- Exercise requirements
Copy all entries without alteration and skip the pictures they hold.

-- start of Available records --

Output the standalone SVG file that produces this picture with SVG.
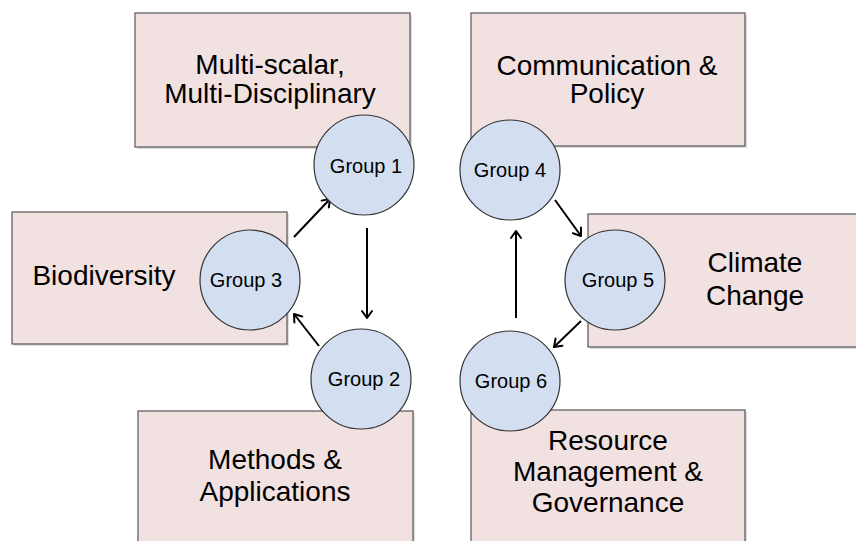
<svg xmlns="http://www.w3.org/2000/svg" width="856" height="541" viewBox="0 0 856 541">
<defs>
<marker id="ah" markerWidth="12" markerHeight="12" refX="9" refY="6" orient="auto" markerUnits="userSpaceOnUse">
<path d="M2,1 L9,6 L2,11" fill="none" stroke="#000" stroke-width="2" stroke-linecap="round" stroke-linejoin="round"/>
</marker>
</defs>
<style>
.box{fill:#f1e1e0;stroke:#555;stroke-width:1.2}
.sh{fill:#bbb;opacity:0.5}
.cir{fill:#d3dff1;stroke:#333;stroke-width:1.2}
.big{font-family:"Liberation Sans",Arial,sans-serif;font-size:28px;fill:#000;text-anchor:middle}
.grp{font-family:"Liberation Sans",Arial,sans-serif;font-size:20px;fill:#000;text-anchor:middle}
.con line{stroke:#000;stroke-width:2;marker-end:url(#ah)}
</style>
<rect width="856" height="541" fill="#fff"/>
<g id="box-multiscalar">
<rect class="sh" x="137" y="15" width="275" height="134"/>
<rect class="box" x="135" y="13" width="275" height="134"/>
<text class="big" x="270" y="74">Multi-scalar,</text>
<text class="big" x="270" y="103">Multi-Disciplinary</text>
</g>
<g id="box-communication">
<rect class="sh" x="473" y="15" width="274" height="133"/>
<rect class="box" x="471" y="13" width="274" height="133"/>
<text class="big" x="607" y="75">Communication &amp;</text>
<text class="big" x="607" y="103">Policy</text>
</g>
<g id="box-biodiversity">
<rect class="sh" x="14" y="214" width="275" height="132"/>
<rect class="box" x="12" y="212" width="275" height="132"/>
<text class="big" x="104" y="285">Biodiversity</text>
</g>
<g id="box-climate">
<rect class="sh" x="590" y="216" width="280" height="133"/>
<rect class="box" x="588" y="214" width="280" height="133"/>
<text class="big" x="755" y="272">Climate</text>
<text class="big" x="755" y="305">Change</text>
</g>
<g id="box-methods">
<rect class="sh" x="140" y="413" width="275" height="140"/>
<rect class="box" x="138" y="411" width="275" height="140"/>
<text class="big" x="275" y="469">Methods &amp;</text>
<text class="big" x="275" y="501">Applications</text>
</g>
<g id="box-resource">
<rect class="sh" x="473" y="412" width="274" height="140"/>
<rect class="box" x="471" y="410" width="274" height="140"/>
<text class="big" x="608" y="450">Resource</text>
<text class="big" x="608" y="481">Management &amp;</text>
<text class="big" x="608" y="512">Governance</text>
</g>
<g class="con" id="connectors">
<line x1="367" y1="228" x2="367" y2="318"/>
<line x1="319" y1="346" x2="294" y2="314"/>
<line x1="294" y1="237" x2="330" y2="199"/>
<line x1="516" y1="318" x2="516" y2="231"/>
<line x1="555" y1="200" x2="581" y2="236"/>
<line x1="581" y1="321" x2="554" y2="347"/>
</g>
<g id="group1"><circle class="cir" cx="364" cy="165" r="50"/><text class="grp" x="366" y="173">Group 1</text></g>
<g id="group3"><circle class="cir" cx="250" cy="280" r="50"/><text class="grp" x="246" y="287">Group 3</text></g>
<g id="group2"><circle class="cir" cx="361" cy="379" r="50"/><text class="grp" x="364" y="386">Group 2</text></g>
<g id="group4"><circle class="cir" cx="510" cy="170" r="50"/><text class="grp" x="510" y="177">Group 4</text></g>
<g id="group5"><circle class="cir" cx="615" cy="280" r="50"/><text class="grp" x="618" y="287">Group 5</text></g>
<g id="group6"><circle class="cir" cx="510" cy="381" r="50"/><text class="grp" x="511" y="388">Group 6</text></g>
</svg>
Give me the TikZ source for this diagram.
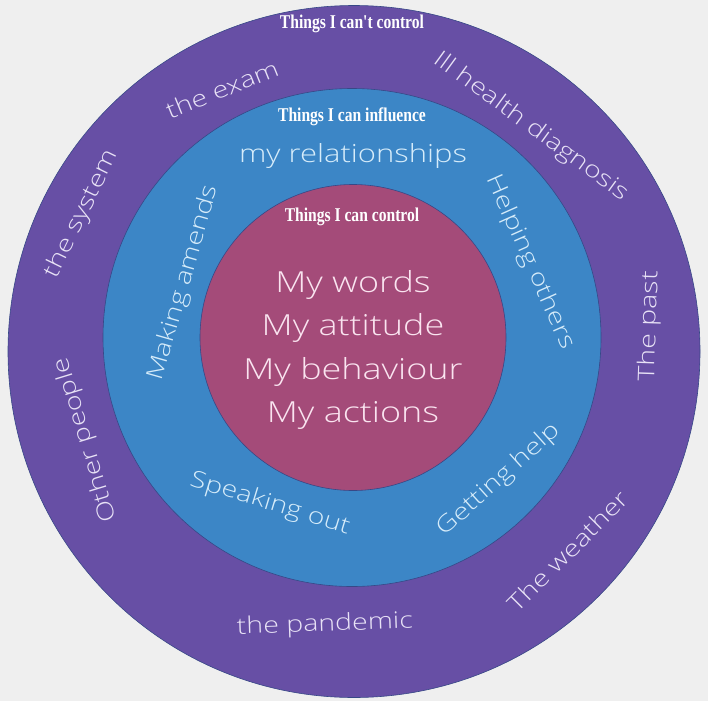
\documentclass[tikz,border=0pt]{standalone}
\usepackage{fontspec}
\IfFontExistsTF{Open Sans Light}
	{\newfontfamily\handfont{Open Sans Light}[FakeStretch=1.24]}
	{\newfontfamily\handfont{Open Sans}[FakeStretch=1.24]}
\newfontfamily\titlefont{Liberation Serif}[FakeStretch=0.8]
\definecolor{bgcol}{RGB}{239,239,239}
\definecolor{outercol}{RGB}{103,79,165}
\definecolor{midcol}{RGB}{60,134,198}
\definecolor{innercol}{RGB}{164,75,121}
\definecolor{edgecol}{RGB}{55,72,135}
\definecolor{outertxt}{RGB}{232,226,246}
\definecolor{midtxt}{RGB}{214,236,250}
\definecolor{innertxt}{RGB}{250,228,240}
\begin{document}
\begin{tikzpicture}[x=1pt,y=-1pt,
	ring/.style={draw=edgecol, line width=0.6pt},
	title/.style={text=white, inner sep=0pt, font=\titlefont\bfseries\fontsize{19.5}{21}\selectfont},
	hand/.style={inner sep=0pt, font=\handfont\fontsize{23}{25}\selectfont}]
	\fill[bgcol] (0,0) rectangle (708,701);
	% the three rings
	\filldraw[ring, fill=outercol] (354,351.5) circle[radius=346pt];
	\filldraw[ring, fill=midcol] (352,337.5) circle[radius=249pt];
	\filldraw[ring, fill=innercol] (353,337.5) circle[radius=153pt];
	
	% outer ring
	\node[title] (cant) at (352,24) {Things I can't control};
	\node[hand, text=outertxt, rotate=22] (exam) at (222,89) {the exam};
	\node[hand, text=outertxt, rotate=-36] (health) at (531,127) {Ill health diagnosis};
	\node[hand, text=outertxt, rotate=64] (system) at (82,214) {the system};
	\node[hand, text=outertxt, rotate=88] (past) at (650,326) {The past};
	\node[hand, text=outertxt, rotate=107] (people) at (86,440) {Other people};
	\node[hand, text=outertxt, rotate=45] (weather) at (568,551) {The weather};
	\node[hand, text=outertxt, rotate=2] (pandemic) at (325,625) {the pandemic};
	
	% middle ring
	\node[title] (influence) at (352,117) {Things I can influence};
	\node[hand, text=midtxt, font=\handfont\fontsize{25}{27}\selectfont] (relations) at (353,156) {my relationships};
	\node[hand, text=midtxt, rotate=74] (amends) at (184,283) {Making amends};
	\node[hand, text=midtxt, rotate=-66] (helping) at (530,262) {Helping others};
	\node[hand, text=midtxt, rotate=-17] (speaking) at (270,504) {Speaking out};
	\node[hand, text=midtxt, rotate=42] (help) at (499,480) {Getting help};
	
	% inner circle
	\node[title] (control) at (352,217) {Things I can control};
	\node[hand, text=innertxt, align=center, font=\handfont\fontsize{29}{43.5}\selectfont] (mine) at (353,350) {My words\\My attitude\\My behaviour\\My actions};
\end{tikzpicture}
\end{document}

-- end of Available records --

- Result below
Output the standalone SVG file that produces this picture with SVG.
<svg xmlns="http://www.w3.org/2000/svg" width="856" height="541" viewBox="0 0 856 541">
<defs>
<marker id="ah" markerWidth="12" markerHeight="12" refX="9" refY="6" orient="auto" markerUnits="userSpaceOnUse">
<path d="M2,1 L9,6 L2,11" fill="none" stroke="#000" stroke-width="2" stroke-linecap="round" stroke-linejoin="round"/>
</marker>
</defs>
<style>
.box{fill:#f1e1e0;stroke:#555;stroke-width:1.2}
.sh{fill:#bbb;opacity:0.5}
.cir{fill:#d3dff1;stroke:#333;stroke-width:1.2}
.big{font-family:"Liberation Sans",Arial,sans-serif;font-size:28px;fill:#000;text-anchor:middle}
.grp{font-family:"Liberation Sans",Arial,sans-serif;font-size:20px;fill:#000;text-anchor:middle}
.con line{stroke:#000;stroke-width:2;marker-end:url(#ah)}
</style>
<rect width="856" height="541" fill="#fff"/>
<g id="box-multiscalar">
<rect class="sh" x="137" y="15" width="275" height="134"/>
<rect class="box" x="135" y="13" width="275" height="134"/>
<text class="big" x="270" y="74">Multi-scalar,</text>
<text class="big" x="270" y="103">Multi-Disciplinary</text>
</g>
<g id="box-communication">
<rect class="sh" x="473" y="15" width="274" height="133"/>
<rect class="box" x="471" y="13" width="274" height="133"/>
<text class="big" x="607" y="75">Communication &amp;</text>
<text class="big" x="607" y="103">Policy</text>
</g>
<g id="box-biodiversity">
<rect class="sh" x="14" y="214" width="275" height="132"/>
<rect class="box" x="12" y="212" width="275" height="132"/>
<text class="big" x="104" y="285">Biodiversity</text>
</g>
<g id="box-climate">
<rect class="sh" x="590" y="216" width="280" height="133"/>
<rect class="box" x="588" y="214" width="280" height="133"/>
<text class="big" x="755" y="272">Climate</text>
<text class="big" x="755" y="305">Change</text>
</g>
<g id="box-methods">
<rect class="sh" x="140" y="413" width="275" height="140"/>
<rect class="box" x="138" y="411" width="275" height="140"/>
<text class="big" x="275" y="469">Methods &amp;</text>
<text class="big" x="275" y="501">Applications</text>
</g>
<g id="box-resource">
<rect class="sh" x="473" y="412" width="274" height="140"/>
<rect class="box" x="471" y="410" width="274" height="140"/>
<text class="big" x="608" y="450">Resource</text>
<text class="big" x="608" y="481">Management &amp;</text>
<text class="big" x="608" y="512">Governance</text>
</g>
<g class="con" id="connectors">
<line x1="367" y1="228" x2="367" y2="318"/>
<line x1="319" y1="346" x2="294" y2="314"/>
<line x1="294" y1="237" x2="330" y2="199"/>
<line x1="516" y1="318" x2="516" y2="231"/>
<line x1="555" y1="200" x2="581" y2="236"/>
<line x1="581" y1="321" x2="554" y2="347"/>
</g>
<g id="group1"><circle class="cir" cx="364" cy="165" r="50"/><text class="grp" x="366" y="173">Group 1</text></g>
<g id="group3"><circle class="cir" cx="250" cy="280" r="50"/><text class="grp" x="246" y="287">Group 3</text></g>
<g id="group2"><circle class="cir" cx="361" cy="379" r="50"/><text class="grp" x="364" y="386">Group 2</text></g>
<g id="group4"><circle class="cir" cx="510" cy="170" r="50"/><text class="grp" x="510" y="177">Group 4</text></g>
<g id="group5"><circle class="cir" cx="615" cy="280" r="50"/><text class="grp" x="618" y="287">Group 5</text></g>
<g id="group6"><circle class="cir" cx="510" cy="381" r="50"/><text class="grp" x="511" y="388">Group 6</text></g>
</svg>
Give me the TikZ source for this diagram.
\documentclass[tikz,border=0pt]{standalone}
\usepackage{fontspec}
\IfFontExistsTF{Open Sans Light}
	{\newfontfamily\handfont{Open Sans Light}[FakeStretch=1.24]}
	{\newfontfamily\handfont{Open Sans}[FakeStretch=1.24]}
\newfontfamily\titlefont{Liberation Serif}[FakeStretch=0.8]
\definecolor{bgcol}{RGB}{239,239,239}
\definecolor{outercol}{RGB}{103,79,165}
\definecolor{midcol}{RGB}{60,134,198}
\definecolor{innercol}{RGB}{164,75,121}
\definecolor{edgecol}{RGB}{55,72,135}
\definecolor{outertxt}{RGB}{232,226,246}
\definecolor{midtxt}{RGB}{214,236,250}
\definecolor{innertxt}{RGB}{250,228,240}
\begin{document}
\begin{tikzpicture}[x=1pt,y=-1pt,
	ring/.style={draw=edgecol, line width=0.6pt},
	title/.style={text=white, inner sep=0pt, font=\titlefont\bfseries\fontsize{19.5}{21}\selectfont},
	hand/.style={inner sep=0pt, font=\handfont\fontsize{23}{25}\selectfont}]
	\fill[bgcol] (0,0) rectangle (708,701);
	% the three rings
	\filldraw[ring, fill=outercol] (354,351.5) circle[radius=346pt];
	\filldraw[ring, fill=midcol] (352,337.5) circle[radius=249pt];
	\filldraw[ring, fill=innercol] (353,337.5) circle[radius=153pt];
	
	% outer ring
	\node[title] (cant) at (352,24) {Things I can't control};
	\node[hand, text=outertxt, rotate=22] (exam) at (222,89) {the exam};
	\node[hand, text=outertxt, rotate=-36] (health) at (531,127) {Ill health diagnosis};
	\node[hand, text=outertxt, rotate=64] (system) at (82,214) {the system};
	\node[hand, text=outertxt, rotate=88] (past) at (650,326) {The past};
	\node[hand, text=outertxt, rotate=107] (people) at (86,440) {Other people};
	\node[hand, text=outertxt, rotate=45] (weather) at (568,551) {The weather};
	\node[hand, text=outertxt, rotate=2] (pandemic) at (325,625) {the pandemic};
	
	% middle ring
	\node[title] (influence) at (352,117) {Things I can influence};
	\node[hand, text=midtxt, font=\handfont\fontsize{25}{27}\selectfont] (relations) at (353,156) {my relationships};
	\node[hand, text=midtxt, rotate=74] (amends) at (184,283) {Making amends};
	\node[hand, text=midtxt, rotate=-66] (helping) at (530,262) {Helping others};
	\node[hand, text=midtxt, rotate=-17] (speaking) at (270,504) {Speaking out};
	\node[hand, text=midtxt, rotate=42] (help) at (499,480) {Getting help};
	
	% inner circle
	\node[title] (control) at (352,217) {Things I can control};
	\node[hand, text=innertxt, align=center, font=\handfont\fontsize{29}{43.5}\selectfont] (mine) at (353,350) {My words\\My attitude\\My behaviour\\My actions};
\end{tikzpicture}
\end{document}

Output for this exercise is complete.